The 3D grids can be matched across cosmic time in both the (magneto-)hydrodynamic and the N-body simulations. For instance, the grids number 923 Grids_Vgas_SIMBA_LH_512_z=0.0.npy and Grids_Vgas_SIMBA_LH_512_z=2.0.npy represent the gas velocity of the same universe just at two different times: \(z=0\) in the first grid and \(z=2\) in the second grid.

Note

We do not recommend using the above time matching for the 2D maps. The reason is that in a simulation, particles will move with time, so particles that are in a given map at a given time may move to another map at a different time. While this is not a problem for the 3D grids, it may be a challenge for the 2D maps.

We note that the above three matchings can be combined. For instance, in the N-body to hydro application we want to find the mapping between the total matter from an N-body simulation and a given field from a (magneto-)hydrodynamic simulation. In this case, the grids number 714 of the files Grids_T_SIMBA_LH_256_z=0.0.npy and Grids_Mtot_Nbody_SIMBA_LH_256_z=0.0.npy represent the same region at redshift 0, the first grid will contain the gas temperature from the hydrodynamic simulation while the second is the total matter field from the equivalent N-body simulation.

Storage

Each pixel of a 2D map and each voxel of a 3D grid is stored as a float, i.e. it occupies 4 bytes.

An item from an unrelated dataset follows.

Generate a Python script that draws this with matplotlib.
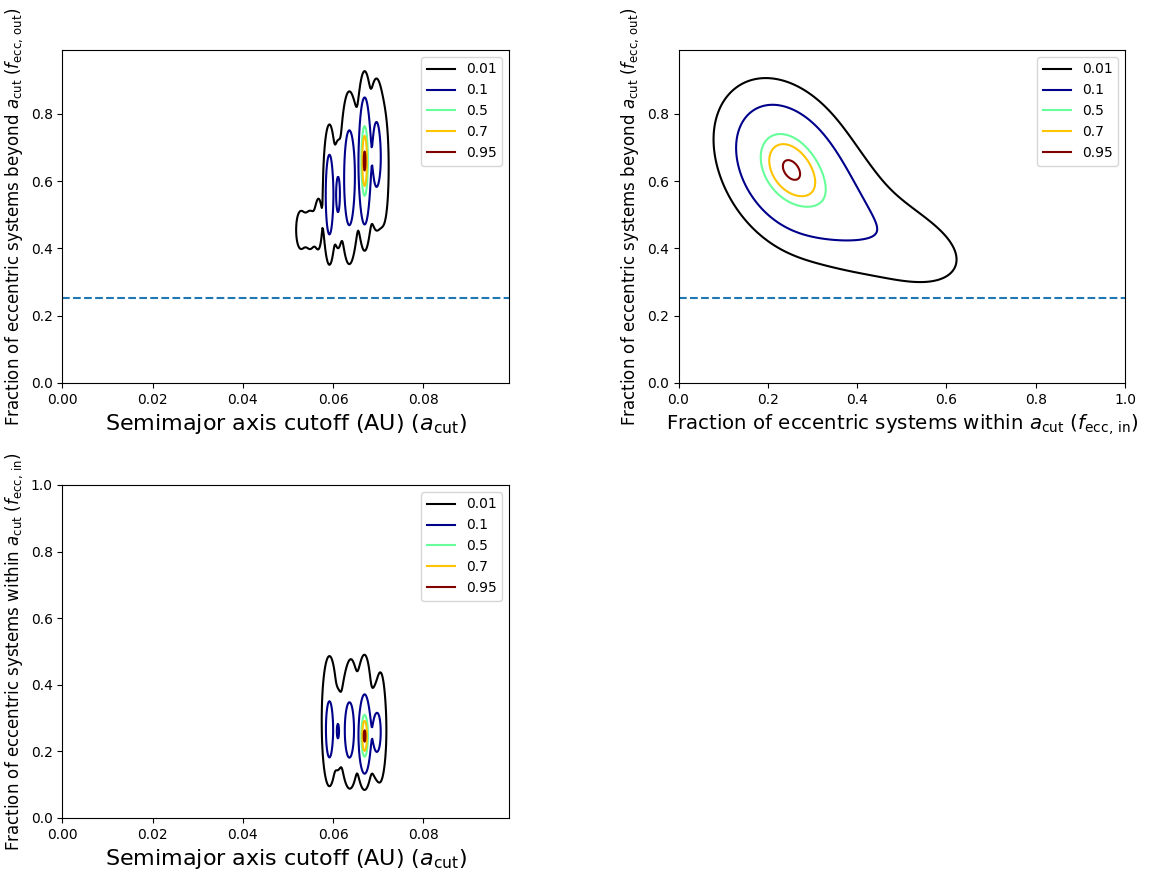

A single 2D map that has \(256^2\) pixels will take \(256^2\times4=0.25\) Mb. CMD is organized into files that contain different number of maps. For instance, the files of the LH set contain 15,000 maps per field. Each of those files would thus require 3.75 Gb. If you want to download all the maps of the IllustrisTNG LH set (13 different fields) you would need ~50 Gb.

A single 3D grid with \(N^3\) voxels will take \(N^3\times4\) bytes, i.e. 8 Mb for \(N=128\), 64 Mb for \(N=256\), or 512 Mb for \(N=512\). CMD is organized into files that contain different numbers of 3D grids. For instance, the files of the LH sets contain 1,000 grids. Each of those LH files will occupy 7.8 Gb (\(N=128\)), 62.5 Gb (\(N=256\)), and 500 Gb (\(N=512\)). If you want to download all 12 grids of the LH set for SIMBA at \(N=512\) it will require ~6 Tb.